Kids in the Hall: Death Comes to Town | Whether this airs in 2009 or early 2010 doesn’t matter.  It’s Kids in the Hall.  KitH is taking a page from shows like League of Gentlemen with Death Comes to Town, and a job lot of people want to see this.  I want to see it.  You want to see it, even if you hate Kids in the Hall with a passion.  I know you!

I have reservations about Death Comes to Town.  My taste for Bruce McCulloch will never wane, but Scott Thompson has annoyed me with his post-Kids work.  Shows like My Fabulous Gay Wedding have underlined the fact that Thompson is gay, but where is his funny?  He even threatened to ruin The Larry Sanders Show at one point, but no one can make Hank Kingsley unfunny.

Dave Foley has starred in subpar work post-Kids, like his Christmas special and NewsRadio.  I’ll give Mark McKinney credit for producing Less Than Kind, but that doesn’t excuse his two mediocre seasons on Saturday Night Live.  As for Kevin McDonald, he was in Zeroman and the Lilo & Stitch cartoon.  ’Nuff said.

The hype factor also works against Death Comes to Town.  I remember being excited at the announcement of Ren & Stimpy Adult Party Cartoon.  I was met with “Ren and Stimpy are gay” subtext and the beatdown of Mr. Horse.  The new Ren & Stimpy‘s awfulness killed my respect for John Kricfalusi.

I don’t want to see Kids in the Hall suffer the same fate as John K.  As soon as Dave Foley says “you’re the pitcher, I’m the catcher” to Scott Thompson, off goes the television.

Simply put, the five Kids in the Hall castmembers need each other.  Together, they are a force for comedic good.  It’s hard to say whether the comeback will be as funny as the original KitH, but CBC’s comedy lineup needs more than uneven political humour, Rick Mercer doing his best Shelagh Rogers impression and Being Erica.
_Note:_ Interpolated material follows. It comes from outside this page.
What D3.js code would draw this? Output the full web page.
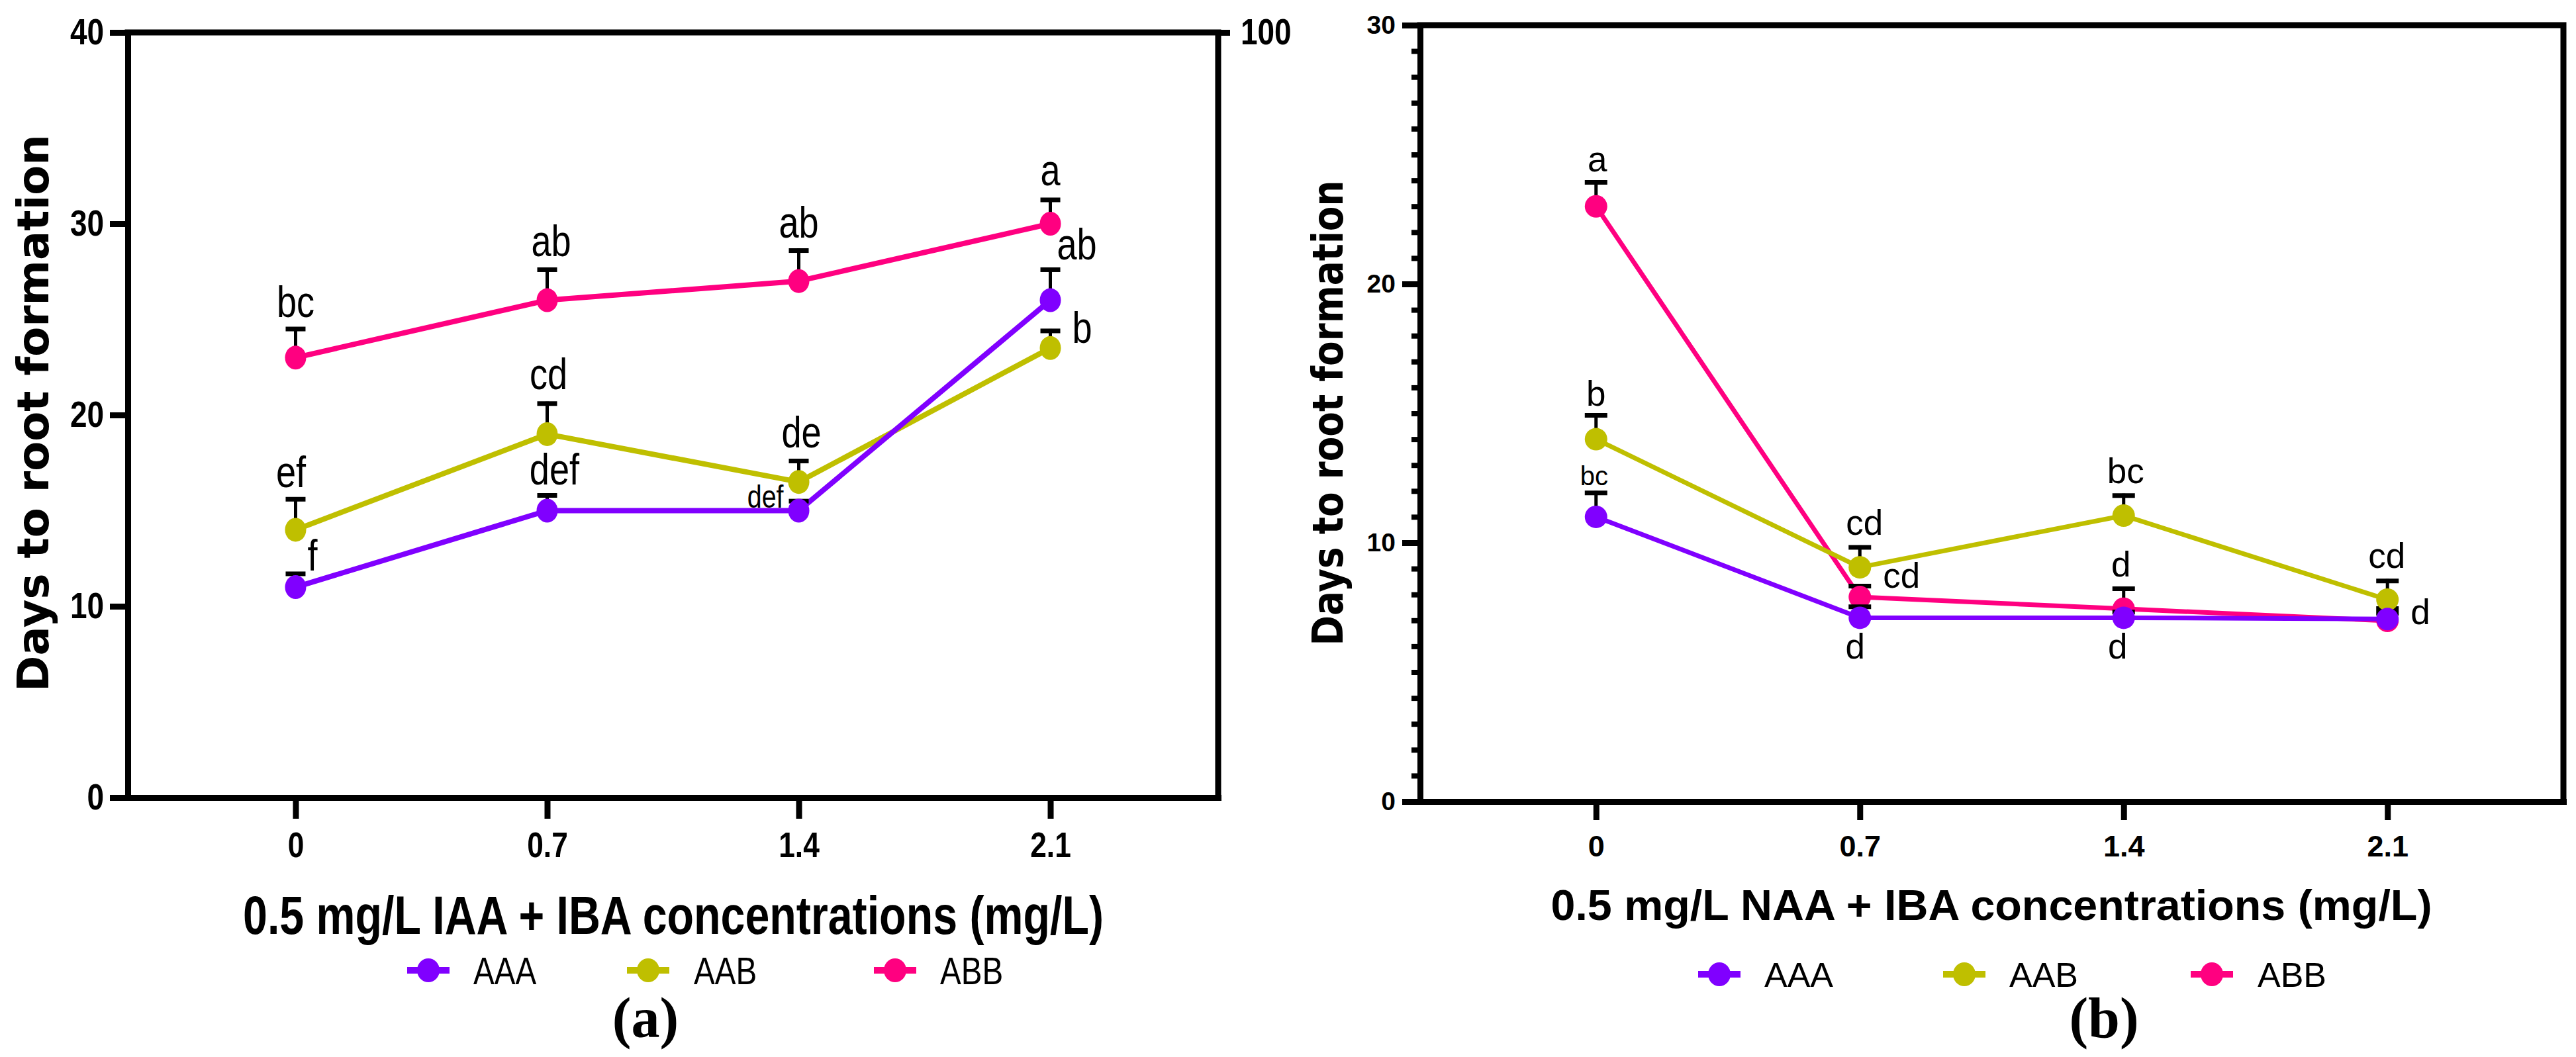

Durham County‘s second season | I actually see this show making inroads on American television, since Flashpoint has introduced Americans to Hugh Dillon.

I’m not saying Durham County will pick up fans disenchanted by Dexter‘s third season, but what the hell.  NBC bought Howie Do It, and that’s just Howie Mandel hosting a Candid Camera derivative.  Slings and Arrows has an American fanbase two-and-a-half years after its death.  Who the hell knows which shows will become popular in the fifteen-thousand-channel world?


Howie Do It | It debuts on Global and NBC this Friday.  It probably won’t be any good, but who knows?  Howie Mandel has the power to survive this show if it stiffs.  This is an age where people have a new appreciation for Bob Saget and David Duchovny.

I haven’t written this show off in my mind like I have The Animated Adventures of Bob & Doug McKenzie.  Dave Coulier as Bob?  Take off, eh.